The progression typically looks like this:
Year 1-2 — IT Support: Learning how systems work, building troubleshooting skills, gaining confidence.
Year 2-3 — Senior Support or transitioning to Infrastructure: Starting to take on more complex problems, beginning to understand system design.
Year 4+ — IT Infrastructure Engineer: Designing systems, managing infrastructure, strategic planning.
This is why getting proper IT training or pursuing an IT Infrastructure course in Dubai that covers both support basics and infrastructure concepts is so valuable. It accelerates your progression.
Which One Should You Choose?
If you are just starting your IT career, here is the honest answer.
Start with Support if you want to learn how IT actually works. Start with Support if you enjoy helping people. Start with Support if you like troubleshooting and solving immediate problems.
Plan to move to Infrastructure if you want higher compensation. Plan to move to Infrastructure if you enjoy strategic thinking and planning. Plan to move to Infrastructure if you like designing systems.
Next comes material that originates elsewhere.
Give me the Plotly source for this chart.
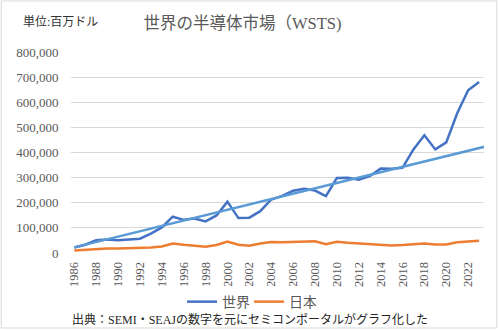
import plotly.graph_objects as go

years = list(range(1986, 2024))
world = [22000, 33000, 50500, 54000, 50500, 54600, 57000, 77300, 101900, 144400,
         132000, 137200, 125600, 149400, 204400, 139000, 140700, 166400, 213000, 227500,
         247700, 255600, 248600, 226300, 298300, 299500, 291600, 305600, 335800, 335200,
         338900, 412200, 468800, 412300, 440400, 555900, 648000, 681000]
japan = [10000, 13000, 16000, 18000, 18000, 19000, 19000, 22000, 26000, 38000,
         33000, 30000, 25000, 32000, 46000, 33000, 29000, 38000, 44000, 43000,
         45000, 47000, 47000, 35000, 45000, 41000, 38000, 34000, 34000, 30000,
         32000, 34000, 38000, 34000, 34000, 43000, 47000, 49000]
# linear trendline of 世界 (start and end)
trend_x = [1986, 2023.8]
trend_y = [22500, 426000]
y_ticks = [0, 100000, 200000, 300000, 400000, 500000, 600000, 700000, 800000]
x_ticks = list(range(1986, 2024, 2))

serif = "Liberation Serif, Noto Sans CJK JP, serif"

fig = go.Figure()
fig.add_trace(go.Scatter(x=years, y=world, mode="lines", name="世界",
                         line=dict(color="#4472C4", width=2.5)))
fig.add_trace(go.Scatter(x=years, y=japan, mode="lines", name="日本",
                         line=dict(color="#ED7D31", width=2.5)))
fig.add_trace(go.Scatter(x=trend_x, y=trend_y, mode="lines", showlegend=False,
                         line=dict(color="#5B9BD5", width=2.5)))

fig.update_layout(
    width=500, height=331,
    margin=dict(l=71, r=16, t=52, b=78, autoexpand=False),
    paper_bgcolor="white", plot_bgcolor="white",
    font=dict(family=serif, color="#595959"),
    title=dict(text="世界の半導体市場（WSTS)", x=0.485, xanchor="center",
               y=0.93, yanchor="middle", font=dict(size=16.5, color="#595959")),
    showlegend=True,
    legend=dict(orientation="h", x=0.431, xanchor="center", y=-0.244, yanchor="middle",
                font=dict(size=14, color="#595959"), itemwidth=30,
                entrywidth=22, entrywidthmode="pixels"),
    xaxis=dict(range=[1985.7, 2023.45], tickmode="array", tickvals=x_ticks,
               tickangle=-90, showgrid=False, zeroline=False, automargin=False,
               showline=False, ticks="outside", ticklen=3,
               tickcolor="rgba(0,0,0,0)",
               tickfont=dict(size=12.5, color="#595959")),
    yaxis=dict(range=[0, 800000], tickmode="array", tickvals=y_ticks,
               tickformat=",", showgrid=True, gridcolor="#D9D9D9", gridwidth=1,
               zeroline=False, showline=False, ticks="outside", ticklen=9,
               tickcolor="rgba(0,0,0,0)",
               automargin=False, tickfont=dict(size=13, color="#595959")),
    annotations=[
        dict(text="単位:百万ドル", xref="paper", yref="paper", x=-0.12, y=1.149,
             xanchor="left", yanchor="middle", showarrow=False,
             font=dict(size=12, color="#333333")),
        dict(text="出典：SEMI・SEAJの数字を元にセミコンポータルがグラフ化した",
             xref="paper", yref="paper", x=0.433, y=-0.333, xanchor="center",
             yanchor="middle", showarrow=False,
             font=dict(size=12, color="#262626")),
    ],
    shapes=[dict(type="rect", xref="paper", yref="paper", x0=-0.169, x1=1.031,
                 y0=-0.373, y1=1.254, line=dict(color="#D9D9D9", width=1))],
)
fig.write_html("out.html")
But understand that moving from Support to Infrastructure requires building deeper technical knowledge. It requires understanding networking, servers, cloud, security at a level beyond troubleshooting. This is why IT training in Dubai that covers both is so valuable — it lets you build both foundations and specialisation.
Conclusion
IT Support and IT Infrastructure are not the same job. Support is reactive and user-focused. Infrastructure is proactive and system-focused.
But they are not separate careers either. They are steps on a career progression. Start in Support. Learn. Build foundational skills. Then move to Infrastructure. Build deeper knowledge. Move into architecture and strategy.
The professionals who understand both — who have worked in Support and understand Infrastructure — are the ones building the most valuable careers in IT right now.
Understanding this distinction helps you plan your journey and make decisions that move you forward, not keep you stuck.